*STATED GOAL*
Transcribe the lines below verbatim, skipping the images.

*COLLECTED DATA*
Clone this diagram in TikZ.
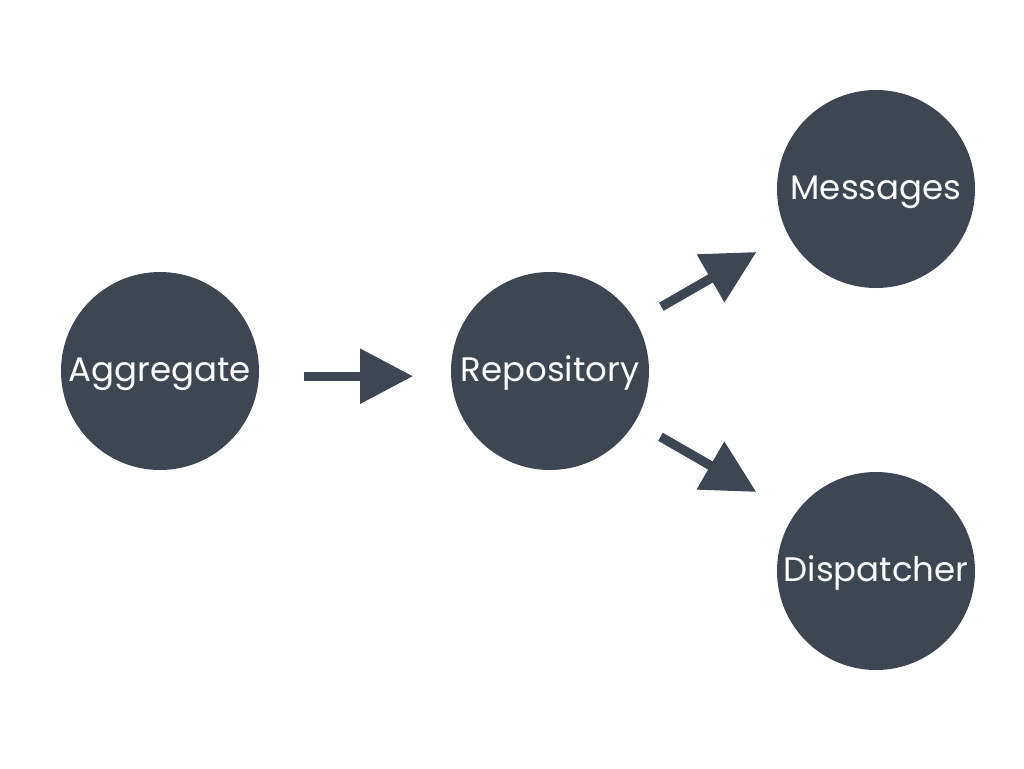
\documentclass[tikz,border=0pt]{standalone}
\usepackage{fontspec}
\setmainfont{Poppins}
\usetikzlibrary{arrows.meta}
\definecolor{slate}{RGB}{61,70,81}
\begin{document}
\begin{tikzpicture}[x=0.75pt,y=-0.75pt,
  entity/.style={circle,fill=slate,draw=none,inner sep=0pt,minimum size=148.5pt,
    text=white,text height=15pt,text depth=0pt,font=\fontsize{25.5}{30}\selectfont},
  flow/.style={draw=slate,line width=7pt,line cap=butt,
    -{Triangle[length=39.75pt,width=39.75pt]}}]
  \useasboundingbox (0,0) rectangle (1024,768);
  \node[entity] (agg)  at (160,371) {Aggregate};
  \node[entity] (repo) at (550,371) {Repository};
  \node[entity] (msg)  at (876,189) {Messages};
  \node[entity] (disp) at (876,571) {Dispatcher};
  \draw[flow,shorten <=33.4pt,shorten >=28.4pt] (agg.-3.65) -- (repo.183.65);
  \draw[flow,shorten <=22pt,shorten >=26.9pt] (repo.30.3) -- (msg.-153);
  \draw[flow,shorten <=22pt,shorten >=33.2pt] (repo.-31.2) -- (disp.145.7);
\end{tikzpicture}
\end{document}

*TASK RESULT*
Clone this diagram in TikZ.
\documentclass[tikz,border=0pt]{standalone}
\usepackage{fontspec}
\setmainfont{Poppins}
\usetikzlibrary{arrows.meta}
\definecolor{slate}{RGB}{61,70,81}
\begin{document}
\begin{tikzpicture}[x=0.75pt,y=-0.75pt,
  entity/.style={circle,fill=slate,draw=none,inner sep=0pt,minimum size=148.5pt,
    text=white,text height=15pt,text depth=0pt,font=\fontsize{25.5}{30}\selectfont},
  flow/.style={draw=slate,line width=7pt,line cap=butt,
    -{Triangle[length=39.75pt,width=39.75pt]}}]
  \useasboundingbox (0,0) rectangle (1024,768);
  \node[entity] (agg)  at (160,371) {Aggregate};
  \node[entity] (repo) at (550,371) {Repository};
  \node[entity] (msg)  at (876,189) {Messages};
  \node[entity] (disp) at (876,571) {Dispatcher};
  \draw[flow,shorten <=33.4pt,shorten >=28.4pt] (agg.-3.65) -- (repo.183.65);
  \draw[flow,shorten <=22pt,shorten >=26.9pt] (repo.30.3) -- (msg.-153);
  \draw[flow,shorten <=22pt,shorten >=33.2pt] (repo.-31.2) -- (disp.145.7);
\end{tikzpicture}
\end{document}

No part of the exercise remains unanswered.